Designer Janice Barta is a double threat. Not only is she a skilled designer effective at crafting chic, comfortable spaces for her clients, she is also a dab hand at interior architecture and detailing. For her clients, Todd and Kairavi Daum, Barta’s combination of skills proved to be the perfect match. Before settling in Los Angeles, the Daums had traveled and lived around the world, including a sojourn in Hong Kong. Knowing they were going to put down roots in Southern California, the couple began a lengthy search for the perfect neighborhood in which to make a home large enough to accommodate their three children, a Labradoodle and extended families for the holidays. Their hunt led them to a Westside locale with tree-lined streets and gracious older homes, and so they began building. Through friends, the Daums connected with Barta, whom they tasked with facilitating the interior architectural details and furnishings. “It was only natural to work on the decorative elements and furniture as well,” Barta says.
Arriving at the house-in-progress, the designer found a Regency-style dwelling of painted brick that fit seamlessly amid the older homes in the area. “It reminds us of the East Coast homes we both grew up loving,” says Todd of the residence designed by architect Philip Vertoch. Inside, though, “it’s a traditional center-hall plan with more of a contemporary feel,” Vertoch says. To create the modern vibe, the architect tweaked the traditional layout to allow for open spaces instead of closed-off rooms while maintaining certain vintage elements such as the grand entry hall with a gently curving staircase. In this elegant classic-meets-contemporary mash-up, Barta worked her magic.
To create dynamic spaces within the home, the designer began by specifying and drawing all the interior metalwork and woodwork, including the paneling, the cabinetry and the replace. She turned to rich materials—dark oak flooring, marble and Caesarstone—to add layers of detail and interest. This well-balanced aesthetic is exemplified in the kitchen, where she painted the cabinetry white and gray and used Calacatta marble with bold veining for the backsplash and on the island, yielding a more modern direction.
Barta made other subtle variations to the architecture, such as laying the entryway wood in a herringbone pattern for a dramatic effect; elsewhere it’s placed end-to-end. Another intervention included coffered ceilings. “Within 10 minutes she had drawn two of her favorite styles—one of which worked perfectly for us,” Todd says. The designer integrated moldings too, taking pains to match the details with the furnishings that would grace the spaces. For example, in the entry, instead of using what she terms a “super bubbly” raised molding, Barta chose a thinner style that nearly disappears. “It made the architecture look clean,” she says, and acted as the ideal foil for more contemporary furniture choices.

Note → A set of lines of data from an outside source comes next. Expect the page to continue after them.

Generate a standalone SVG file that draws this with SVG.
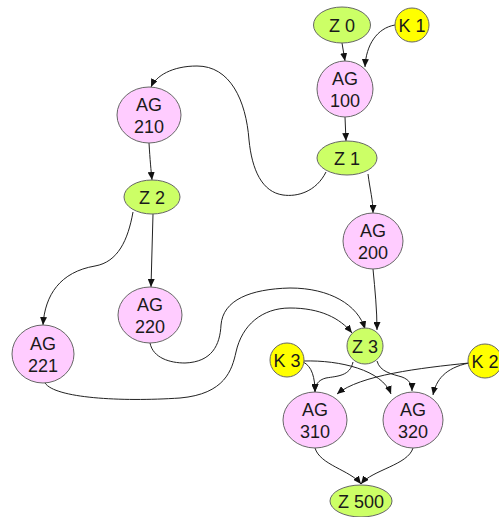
<svg xmlns="http://www.w3.org/2000/svg" width="499" height="517" viewBox="0 0 499 517">
  <style>
    .edge { fill: none; stroke: #222; stroke-width: 1; marker-end: url(#arrow); }
    .z { fill: #ccff66; stroke: #666; stroke-width: 1; }
    .ag { fill: #ffccff; stroke: #666; stroke-width: 1; }
    .k { fill: #ffff00; stroke: #666; stroke-width: 1; }
    text { font-family: "Liberation Sans", Arial, sans-serif; font-size: 18px; fill: #1a1a1a; text-anchor: middle; }
  </style>
  <defs>
    <marker id="arrow" markerUnits="userSpaceOnUse" markerWidth="8" markerHeight="7" refX="8" refY="3.5" orient="auto">
      <path d="M0,0 L8,3.5 L0,7 z" fill="#111"/>
    </marker>
  </defs>
  <rect width="499" height="517" fill="#fff"/>

  <g id="connectors">
    <path class="edge" d="M342,43 L345,61"/>
    <path class="edge" d="M395,25 C377,28 366,45 365,67"/>
    <path class="edge" d="M345,117 L346,141"/>
    <path class="edge" d="M326,172 C316,192 297,197 283,195 C262,192 252,170 249,140 C246,100 230,66 197,66 C172,66 156,76 151,87"/>
    <path class="edge" d="M368,174 C370,190 373,200 373,213"/>
    <path class="edge" d="M149,143 C150,160 151,170 152,180"/>
    <path class="edge" d="M133,212 C128,240 118,262 95,266 C60,272 45,295 43,325"/>
    <path class="edge" d="M153,214 L151,287"/>
    <path class="edge" d="M150,343 C153,358 170,363 185,363 C212,362 220,345 221,325 C223,300 250,289 290,288 C330,288 358,305 365,329"/>
    <path class="edge" d="M45,383 C55,398 120,402 180,398 C225,394 232,370 236,352 C242,325 262,308 290,308 C320,308 340,318 352,333"/>
    <path class="edge" d="M373,269 C375,290 377,310 377,330"/>
    <path class="edge" d="M353,362 C350,376 338,376 326,378 C318,380 315,385 315,392"/>
    <path class="edge" d="M303,362 C312,366 315,378 315,392"/>
    <path class="edge" d="M304,361 C340,360 382,370 391,394"/>
    <path class="edge" d="M377,361 C380,372 392,374 402,377 C410,380 412,385 412,391"/>
    <path class="edge" d="M469,363 C420,368 360,375 337,394"/>
    <path class="edge" d="M469,363 C445,368 436,380 433,395"/>
    <path class="edge" d="M315,448 C320,465 350,470 361,484"/>
    <path class="edge" d="M413,448 C408,465 372,470 361,484"/>
  </g>

  <g id="Z0"><ellipse class="z" cx="342" cy="25" rx="28.5" ry="18"/><text x="342" y="32">Z 0</text></g>
  <g id="K1"><circle class="k" cx="412" cy="25" r="17"/><text x="412" y="32">K 1</text></g>
  <g id="AG100"><ellipse class="ag" cx="345" cy="89" rx="28" ry="28"/><text x="345" y="85">AG</text><text x="345" y="107">100</text></g>
  <g id="Z1"><ellipse class="z" cx="347" cy="158" rx="30" ry="17"/><text x="347" y="165">Z 1</text></g>
  <g id="AG210"><ellipse class="ag" cx="149" cy="115" rx="32" ry="28"/><text x="149" y="111">AG</text><text x="149" y="133">210</text></g>
  <g id="Z2"><ellipse class="z" cx="152" cy="197" rx="28" ry="17"/><text x="152" y="204">Z 2</text></g>
  <g id="AG200"><ellipse class="ag" cx="373" cy="241" rx="30" ry="28"/><text x="373" y="237">AG</text><text x="373" y="259">200</text></g>
  <g id="AG220"><ellipse class="ag" cx="150" cy="315" rx="32" ry="28"/><text x="150" y="311">AG</text><text x="150" y="333">220</text></g>
  <g id="AG221"><ellipse class="ag" cx="43" cy="354" rx="31" ry="29"/><text x="43" y="350">AG</text><text x="43" y="372">221</text></g>
  <g id="Z3"><ellipse class="z" cx="365" cy="346" rx="18" ry="18"/><text x="365" y="353">Z 3</text></g>
  <g id="K3"><circle class="k" cx="287" cy="360" r="17"/><text x="287" y="367">K 3</text></g>
  <g id="K2"><circle class="k" cx="485" cy="361" r="17"/><text x="485" y="368">K 2</text></g>
  <g id="AG310"><ellipse class="ag" cx="315" cy="420" rx="32" ry="28"/><text x="315" y="416">AG</text><text x="315" y="438">310</text></g>
  <g id="AG320"><ellipse class="ag" cx="413" cy="420" rx="30" ry="28"/><text x="413" y="416">AG</text><text x="413" y="438">320</text></g>
  <g id="Z500"><ellipse class="z" cx="361" cy="501" rx="31" ry="16"/><text x="361" y="508">Z 500</text></g>
</svg>
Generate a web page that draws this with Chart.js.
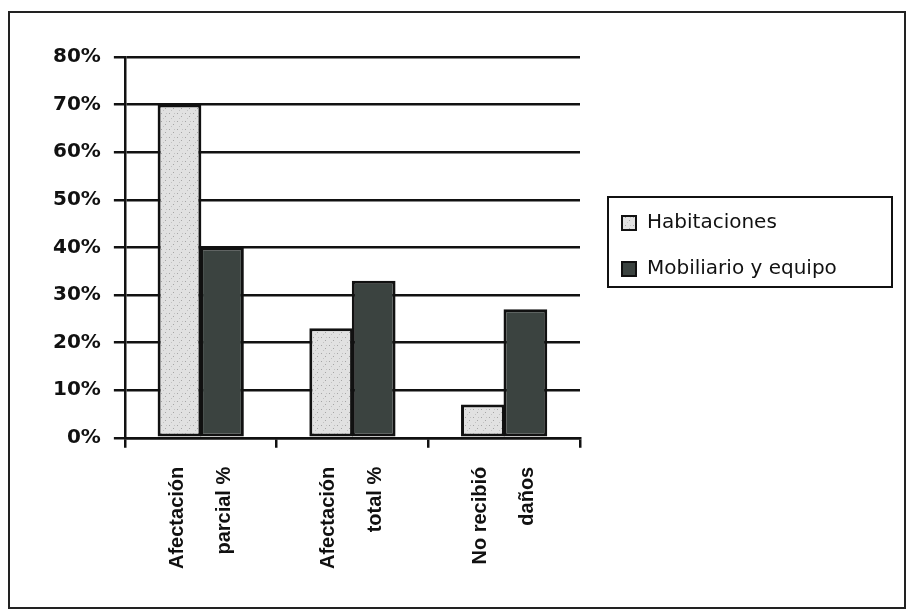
<!DOCTYPE html>
<html>
<head>
<meta charset="utf-8">
<title>Afectación</title>
<script src="https://cdn.jsdelivr.net/npm/chart.js@4.4.1/dist/chart.umd.min.js"></script>
<style>
  html, body { margin: 0; padding: 0; background: #ffffff; }
  #wrap { width: 909px; height: 613px; position: relative; }
</style>
</head>
<body>
<div id="wrap"><canvas id="chart"></canvas></div>
<script>
// Categories (two-line labels) and series
const categories = [
  ['Afectación', 'parcial %'],
  ['Afectación', 'total %'],
  ['No recibió', 'daños']
];
const seriesNames = ['Habitaciones', 'Mobiliario y equipo'];
const habitaciones = [70, 23, 7];
const mobiliario = [40, 33, 27];
const yTickValues = [0, 10, 20, 30, 40, 50, 60, 70, 80];

const INK = '#111111';
const DARK_FILL = '#3b4340';
const LABEL_SIZE = 20;
const LABEL_LINE = 2.35;

// Light grey speckled fill
function speckle() {
  const c = document.createElement('canvas');
  c.width = 8; c.height = 8;
  const g = c.getContext('2d');
  g.fillStyle = '#e1e1e1';
  g.fillRect(0, 0, 8, 8);
  g.fillStyle = '#a5a5a5';
  g.fillRect(1, 1, 1, 1);
  g.fillRect(5, 4, 1, 1);
  g.fillStyle = '#c2c2c2';
  g.fillRect(3, 6, 1, 1);
  g.fillRect(6, 1, 1, 1);
  return g.createPattern(c, 'repeat');
}
const LIGHT_FILL = speckle();

// Page frame behind everything
const frame = {
  id: 'frame',
  beforeDraw(chart) {
    const ctx = chart.ctx;
    ctx.save();
    ctx.fillStyle = '#ffffff';
    ctx.fillRect(0, 0, chart.width, chart.height);
    ctx.lineWidth = 2;
    ctx.strokeStyle = '#222222';
    ctx.strokeRect(9, 12, 896, 596);
    ctx.restore();
  }
};

// Boxed legend to the right of the plot
const boxLegend = {
  id: 'boxLegend',
  afterDraw(chart) {
    const ctx = chart.ctx;
    const left = 608, top = 197, w = 284, h = 90;
    ctx.save();
    ctx.lineWidth = 2;
    ctx.strokeStyle = INK;
    ctx.strokeRect(left, top, w, h);
    ctx.font = '20px "DejaVu Sans"';
    ctx.textBaseline = 'middle';
    ctx.textAlign = 'left';
    chart.data.datasets.forEach((ds, i) => {
      const cy = top + 26 + i * 46;
      ctx.fillStyle = ds.backgroundColor;
      ctx.fillRect(622, cy - 7, 14, 14);
      ctx.lineWidth = 2;
      ctx.strokeStyle = INK;
      ctx.strokeRect(622, cy - 7, 14, 14);
      ctx.fillStyle = INK;
      ctx.fillText(ds.label, 647, cy);
    });
    ctx.restore();
  }
};

new Chart(document.getElementById('chart'), {
  type: 'bar',
  data: {
    labels: categories,
    datasets: [
      {
        label: seriesNames[0],
        data: habitaciones,
        backgroundColor: LIGHT_FILL,
        borderColor: INK,
        borderWidth: 3,
        borderSkipped: false
      },
      {
        label: seriesNames[1],
        data: mobiliario,
        backgroundColor: DARK_FILL,
        borderColor: INK,
        borderWidth: 3,
        borderSkipped: false
      }
    ]
  },
  options: {
    responsive: true,
    maintainAspectRatio: false,
    animation: false,
    layout: { padding: { left: 40, right: 329, top: 57, bottom: 25 } },
    datasets: { bar: { categoryPercentage: 0.56, barPercentage: 1.03 } },
    plugins: {
      legend: { display: false },
      tooltip: { enabled: false }
    },
    scales: {
      x: {
        grid: {
          offset: true,
          drawOnChartArea: true,
          color: (ctx) => (ctx.index === categories.length ? INK : 'rgba(0,0,0,0)'),
          tickColor: INK,
          lineWidth: 2.5,
          tickLength: 10
        },
        border: { display: true, color: INK, width: 2.5 },
        ticks: {
          autoSkip: false,
          minRotation: 90,
          maxRotation: 90,
          padding: 19,
          labelOffset: -(LABEL_SIZE * LABEL_LINE) / 2,
          color: INK,
          font: { family: '"Liberation Sans", Arial, sans-serif', size: LABEL_SIZE, weight: 'bold', lineHeight: LABEL_LINE }
        }
      },
      y: {
        min: 0,
        max: 80,
        afterBuildTicks: (axis) => { axis.ticks = yTickValues.map(v => ({ value: v })); },
        grid: {
          color: INK,
          lineWidth: 2.5,
          tickLength: 11,
          drawTicks: true
        },
        border: { display: true, color: INK, width: 2.5 },
        ticks: {
          padding: 13,
          color: INK,
          callback: (v) => v + '%',
          font: { family: '"DejaVu Sans", sans-serif', size: 20, weight: 'bold' }
        }
      }
    }
  },
  plugins: [frame, boxLegend]
});
</script>
</body>
</html>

To execute the intricate architectural elements, the designer turned to builder Garnik Badalyans, who extended the utmost care and attention required for the project. A case in point: the skylight in the entry. “Because it had to be structurally stable to support the chandelier, electrical engineering was involved,” Badalyans says. “Luckily, we had good shop drawings from the interior design team to turn image into reality.”
Just like the architectural detailing, Barta knew the interiors needed to deftly blend old with new. “Kairavi has a modern, fresh style,” says the designer, adding that the wife had a few pieces from Asia she wanted to mix into the home. Existing pieces from the Daums that made it into the design range from the ornately carved mirror and bow-front chest in the entry to the breakfast room’s mod Lucite chairs to a painted Chinese screen in the living room and a console table in the family room. Barta also incorporated new pieces with both traditional and modern profiles, such as the living room’s comfy, classic sofa that plays off a pair of armless lounge chairs perched on bases with a brass finish.
Landscape designer Randon Garver achieved a similarly compelling mix of classic and contemporary elements in his concept for the grounds. Terracing, a time-honored technique, broke up the slope in the front of the house. In the back, “the homeowners wanted a certain amount of hard surface space for entertaining,” says Garver, so he chose modern concrete pavers to fulfill that wish. A spacious lawn runs outward from the patio, providing a rich green carpet, and flowers bloom throughout the year.
The end result is a sophisticated and charming residence that seamlessly harmonizes within the existing community. “I really appreciate how some neighbors feel this home could have been a part of their neighborhood for years,” Barta says, “but I’m most pleased that my clients feel I was able to work collaboratively, understanding their voice and design sensibilities, and translate that through my work and my own design direction.”